Ruttenbaum wrote that other architects of the day were generally constrained by the placement of fixed columns, which forced them to design quarters branching off a single dark hallway. As a result, food from the kitchen often had to be carried past several bedrooms all the way to the dining room.
In an interview with The Real Deal, Richard Roth Jr. — Roth’s grandson and a third-generation architect who retired as head of Emery Roth & Sons — said his grandfather introduced a new layout influenced by his Beaux Arts training at the Columbia Exposition.
“He dispensed with the hallway and designed rooms branching off a central gallery foyer, which was a more livable arrangement, more space-efficient, and allowed for larger rooms and closets,” he said.
Another of Roth’s grandsons, Richard’s brother Emery Roth II, wrote that Roth “created … a more spacious and gracious way to live. Because he ‘fitted’ them so well, some of his buildings have come to symbolize an age of graciousness and luxury that has not been repeated.”
By 1903, Roth’s Hotel Belleclaire, a daring 10-story Art Nouveau building at Broadway and 76th Street with a newfangled steel-skeleton frame, was completed. It immediately helped push his career to the next level; the development firm Bing & Bing hired Roth and gave him a place to refine his foyer-based design.
Despite Roth’s design innovations, he was always pragmatic. He once said, “The primary purpose of building apartment houses is to create the best possible return on the investment. A building that does not pay is poor architecture, no matter how interesting the design, costly the construction, or clever the layout.”
By 1925, Roth’s career was soaring. He completed the 540-foot Ritz Tower at 465 Park Avenue and 57th Street, which boasted suites of up to 18 rooms, offering unparalleled panoramic views of the city. The city’s tallest all-residential structure until 2001, it became home to actress Greta Garbo and newspaper baron William Randolph Hearst, who bought the building.

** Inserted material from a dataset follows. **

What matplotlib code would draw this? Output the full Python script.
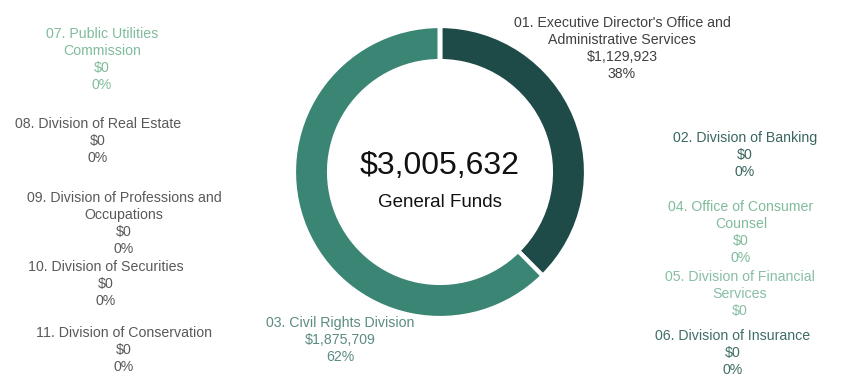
import matplotlib
matplotlib.use("Agg")
import matplotlib.pyplot as plt

plt.rcParams['font.family'] = ['Liberation Sans', 'DejaVu Sans']

# data
divisions = [
    "01. Executive Director's Office and\nAdministrative Services",
    "02. Division of Banking",
    "03. Civil Rights Division",
    "04. Office of Consumer\nCounsel",
    "05. Division of Financial\nServices",
    "06. Division of Insurance",
    "07. Public Utilities\nCommission",
    "08. Division of Real Estate",
    "09. Division of Professions and\nOccupations",
    "10. Division of Securities",
    "11. Division of Conservation",
]
amounts = [1129923, 0, 1875709, 0, 0, 0, 0, 0, 0, 0, 0]
show_pct = [True, True, True, True, False, True, True, True, True, True, True]
total_label = "General Funds"

# styling
slice_colors = ["#1e4a48", "#2c6b60", "#3a8574", "#6fb592", "#7fbf9e",
                "#3d7268", "#7cc19a", "#595959", "#595959", "#595959", "#595959"]
text_colors = ["#404040", "#3a6660", "#5b8b82", "#80bb9c", "#88bea4",
               "#3f6e66", "#80bc9c", "#595959", "#595959", "#595959", "#595959"]
# label anchor (center x, first line center y) in pixels
label_pos = [(622, 22), (745, 137), (340, 322), (741, 206), (740, 276),
             (733, 335), (102, 33), (98, 123), (124, 197), (106, 266), (124, 332)]

W, H = 850, 388
fig = plt.figure(figsize=(W / 100, H / 100), dpi=100)

cx, cy, r = 440, 172, 146
ax = fig.add_axes([(cx - r) / W, (H - cy - r) / H, 2 * r / W, 2 * r / H])
ax.pie(amounts, colors=slice_colors, startangle=90, counterclock=False,
       radius=1, wedgeprops=dict(width=0.24, edgecolor="white", linewidth=3))
ax.set_xlim(-1, 1)
ax.set_ylim(-1, 1)
ax.set_aspect("equal")
ax.axis("off")

total = sum(amounts)
ax.text(0, 0.04, "${:,}".format(total), ha="center", va="center",
        fontsize=23, color="#111111")
ax.text(0, -0.21, total_label, ha="center", va="center",
        fontsize=13.5, color="#111111")

for name, amt, pct, col, (px, py) in zip(divisions, amounts, show_pct,
                                         text_colors, label_pos):
    lines = name + "\n${:,}".format(amt)
    if pct:
        lines += "\n{:.0f}%".format(100 * amt / total)
    fig.text(px / W, 1 - (py - 6) / H, lines, ha="center", va="top",
             fontsize=10.2, color=col, linespacing=1.27)

fig.savefig("out.png", dpi=100, facecolor="white")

Still, some architects disliked the Ritz’s design — one dubbed it a “skypuncture” — and in 1927 Roth was rejected in his first attempt to join the American Institute of Architects.

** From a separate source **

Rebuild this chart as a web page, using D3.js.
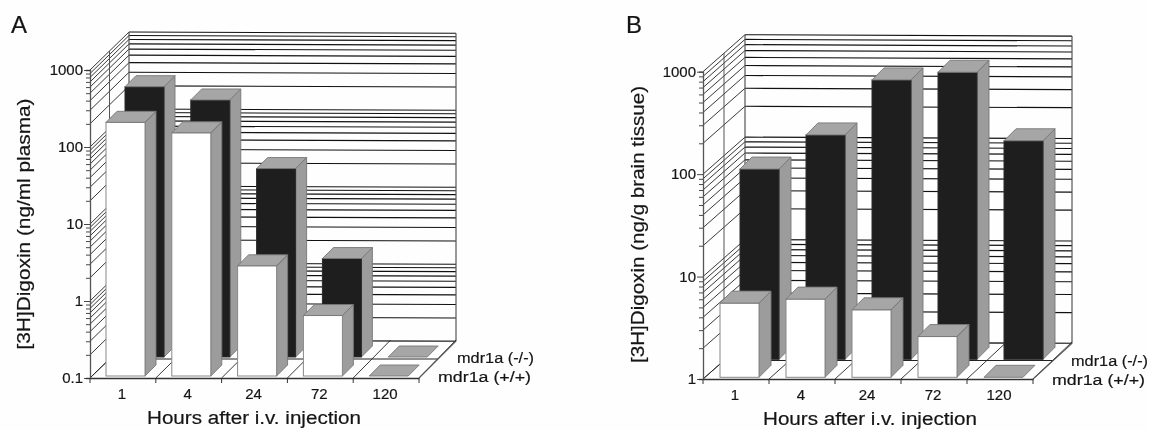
<!DOCTYPE html>
<html><head><meta charset="utf-8">
<script src="https://cdn.jsdelivr.net/npm/d3@7"></script>
<style>html,body{margin:0;padding:0;background:#fefefe}svg{display:block;filter:blur(0.35px)}text{font-family:"Liberation Sans",Arial,sans-serif;fill:#151515;stroke:#151515;stroke-width:0.2px}</style>
</head><body><svg id="c" width="1149" height="430"></svg>
<script>
const hours = ["1","4","24","72","120"];
const plasmaKnockout = [324,218,28,1.9,0.1];
const plasmaWild = [197,144,2.7,0.61,0.1];
const brainKnockout = [72,155,534,634,136];
const brainWild = [5.3,5.8,4.56,2.5,1];
const seriesNames = ["mdr1a (-/-)","mdr1a (+/+)"];
const plasmaTicks = [0.1,1,10,100,1000];
const brainTicks = [1,10,100,1000];
const xTitle = "Hours after i.v. injection";
const plasmaTitle = "[3H]Digoxin (ng/ml plasma)";
const brainTitle = "[3H]Digoxin (ng/g brain tissue)";

const svg = d3.select("#c");

function minors(ticks){
  const out=[];
  ticks.forEach((t,i)=>{ if(i===ticks.length-1){out.push(t);return;}
    for(let m=1;m<10;m++) out.push(+(t*m).toPrecision(2)); });
  return out;
}

function panel(o){
  const g = svg.append("g");
  const y = d3.scaleLog().domain(o.domain).range([o.yBase,o.yTop]);
  const x = d3.scaleBand().domain(hours).range([o.x0,o.x1]);
  const vals = minors(o.ticks);
  const line=(x1,y1,x2,y2,c="#111",w=1.1)=>g.append("line").attr("x1",x1).attr("y1",y1).attr("x2",x2).attr("y2",y2).attr("stroke",c).attr("stroke-width",w);
  const bx=o.x0+o.dxL, rx=o.x1+o.dxR, axisC="#555";

  // walls
  g.selectAll(".w").data(vals).join("line").attr("x1",o.x0).attr("y1",d=>y(d)).attr("x2",bx).attr("y2",d=>y(d)+o.dy).attr("stroke","#222").attr("stroke-width",0.9);
  g.selectAll(".b").data(vals).join("line").attr("x1",bx).attr("y1",d=>y(d)+o.dy).attr("x2",rx).attr("y2",d=>y(d)+o.dy+o.tilt).attr("stroke","#111").attr("stroke-width",1.15);
  line(bx,o.yBase+o.dy,bx,o.yTop+o.dy,axisC,1.2);
  line(rx,o.yBase+o.dy+o.tilt,rx,o.yTop+o.dy+o.tilt,axisC,1.2);
  const mx=o.x0+o.dxL/2, my=o.dy/2;
  line(mx,o.yBase+my,mx,o.yTop+my,axisC,1);

  // floor
  line(mx,o.yBase+my,o.x1+o.dxR/2,o.yBase+my,"#222",1);
  line(bx,o.yBase+o.dy,rx,o.yBase+o.dy+o.tilt,axisC,1);
  const edges=[...hours.map(h=>x(h)),o.x1];
  g.selectAll(".f").data(edges).join("line").attr("x1",d=>d).attr("y1",o.yBase).attr("x2",(d,i)=>d+o.dxL+(o.dxR-o.dxL)*i/5).attr("y2",o.yBase+o.dy).attr("stroke","#222").attr("stroke-width",0.9);

  // bars
  function bars(values,row){
    const sx=row?o.rowDx:0, sy=row?o.rowDy:0;
    const dat=hours.map((h,i)=>({h,v:values[i]}));
    const gg=g.append("g");
    dat.forEach(d=>{
      const L=x(d.h)+o.inset+sx, R=L+o.faceW, B=o.yBase-o.lift+sy, T=y(d.v)-o.lift+sy, s=o.side;
      const flat=Math.abs(B-T)<0.5;
      const poly=(pts,fill)=>gg.append("polygon").attr("points",pts.map(p=>p.join(",")).join(" ")).attr("fill",fill).attr("stroke","#777").attr("stroke-width",0.9).attr("stroke-linejoin","round");
      if(!flat){
        poly([[R,T],[R+s,T-s],[R+s,B-s],[R,B]],"#9c9c9c");
        gg.append("rect").attr("x",L).attr("y",T).attr("width",o.faceW).attr("height",B-T).attr("fill",row?"#1e1e1e":"#ffffff").attr("stroke",row?"#2a2a2a":"#888").attr("stroke-width",1);
      }
      poly([[L,T],[L+s,T-s],[R+s,T-s],[R,T]],"#a6a6a6");
    });
  }
  bars(o.back,true);
  bars(o.front,false);

  // front axes
  const left=d3.axisLeft(y).tickValues(vals).tickSize(4).tickFormat(d=>o.ticks.includes(d)?String(d):"").tickPadding(3);
  const ay=g.append("g").attr("transform",`translate(${o.x0},0)`).call(left);
  ay.select(".domain").attr("stroke",axisC).attr("stroke-width",1.3);
  ay.selectAll(".tick line").attr("stroke","#333").attr("stroke-width",0.9);
  ay.selectAll(".tick").filter(d=>o.ticks.includes(d)).select("line").attr("x2",-6);
  ay.selectAll("text").attr("font-size",15).attr("font-family",'"Liberation Sans",Arial,sans-serif').attr("x",-7);

  const bottom=d3.axisBottom(x).tickSize(0).tickPadding(10);
  const ax=g.append("g").attr("transform",`translate(0,${o.yBase})`).call(bottom);
  ax.select(".domain").attr("stroke","#333").attr("stroke-width",1.3);
  ax.selectAll("text").attr("font-size",15).attr("font-family",'"Liberation Sans",Arial,sans-serif').attr("dx",-1);
  g.selectAll(".t").data(edges).join("line").attr("x1",d=>d).attr("x2",d=>d).attr("y1",o.yBase).attr("y2",o.yBase+5).attr("stroke","#333").attr("stroke-width",1);

  // right floor edge
  line(o.x1,o.yBase,rx,o.yBase+o.dy+o.tilt,axisC,1.1);

  // text
  const t=(s,a,b,fs,extra={})=>{const e=g.append("text").attr("x",a).attr("y",b).attr("font-size",fs).text(s);Object.entries(extra).forEach(([k,v])=>e.attr(k,v));return e;};
  t(o.letter,o.letterX,o.letterY,24);
  t(o.title,0,0,o.titleFs,{transform:`translate(${o.titleX},${o.titleY}) rotate(-90)`,"text-anchor":"middle",textLength:o.titleLen,lengthAdjust:"spacingAndGlyphs"});
  t(xTitle,o.xTitleX,o.xTitleY,18,{"text-anchor":"middle",textLength:214,lengthAdjust:"spacingAndGlyphs"});
  t(seriesNames[0],o.leg0X,o.leg0Y,15.5,{textLength:77,lengthAdjust:"spacingAndGlyphs"});
  t(seriesNames[1],o.leg1X,o.leg1Y,15.5,{textLength:93,lengthAdjust:"spacingAndGlyphs"});
}

panel({domain:[0.1,1000],ticks:plasmaTicks,back:plasmaKnockout,front:plasmaWild,
  x0:90,x1:419,yBase:378,yTop:70,dxL:39,dxR:37,dy:-38,tilt:1.2,
  inset:16,faceW:39,side:11,lift:2,rowDx:19,rowDy:-19,
  letter:"A",letterX:11,letterY:33,title:plasmaTitle,titleX:30,titleY:224,titleFs:18.5,titleLen:251,
  xTitleX:254,xTitleY:424,leg0X:457,leg0Y:363,leg1X:438,leg1Y:382});
panel({domain:[1,1000],ticks:brainTicks,back:brainKnockout,front:brainWild,
  x0:703,x1:1033,yBase:379,yTop:71.7,dxL:42,dxR:39,dy:-37,tilt:1.4,
  inset:17,faceW:39,side:12,lift:1.7,rowDx:20,rowDy:-18,
  letter:"B",letterX:626,letterY:33,title:brainTitle,titleX:644,titleY:224.5,titleFs:18.5,titleLen:277,
  xTitleX:870,xTitleY:425,leg0X:1071,leg0Y:366,leg1X:1052,leg1Y:385});
</script></body></html>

Supporters successfully pushed for his acceptance a few months later. In his book, Ruttenbaum suggested that Roth was probably rejected because he was Jewish. Nonetheless, Roth never forgot his roots, designing several synagogues, as well as churches, for the Hungarian community in the city.
At the height of the 1920s boom, Roth employed some 50 people at his firm. But despite his success, Roth remained modest, and often referred to his projects as “skyscratchers” instead of “skyscrapers.”
He was, however, one of the most prolific architects in the city and was at the height of his career by the time he designed the San Remo. It was the city’s first twin-tower high-rise, a design Roth used to comply with the 1929 Multiple Dwelling Act, a restriction on tower volume. The “twin” design cut down on space-wasting corridors, creating apartments with more views and semi-private elevators. Baths, meanwhile, were fitted with glass enclosures and multiple showerheads.
The two-tower design influenced other architects who planted similar structures along Central Park West, including Margon & Holder, who co-designed the Art Deco El Dorado with Roth.
In the 1930s, Roth further embraced the Art Deco movement, designing several such buildings for Bing & Bing. He moved with the times, however, later creating the more streamlined Modern-influenced Normandy masterpiece at 140 Riverside Drive, overlooking the Hudson River.
Roth had four children; before he died, his sons Julian and Richard gradually took over the business, later specializing in glass towers across the city. Under their leadership, Emery Roth & Sons either designed or worked on the MetLife building, the World Trade Center, Citigroup Center and the GM Building. On the intersection of Fifth and Park avenues, one of the busiest and most posh places in the city, three of the four corners have buildings designed by three generations of Roth architects.
Soon after Richard Jr. retired, the company ceased operations, but he retains the rights to the firm’s name, while his grandfather’s legacy lives on in the skyline of the city.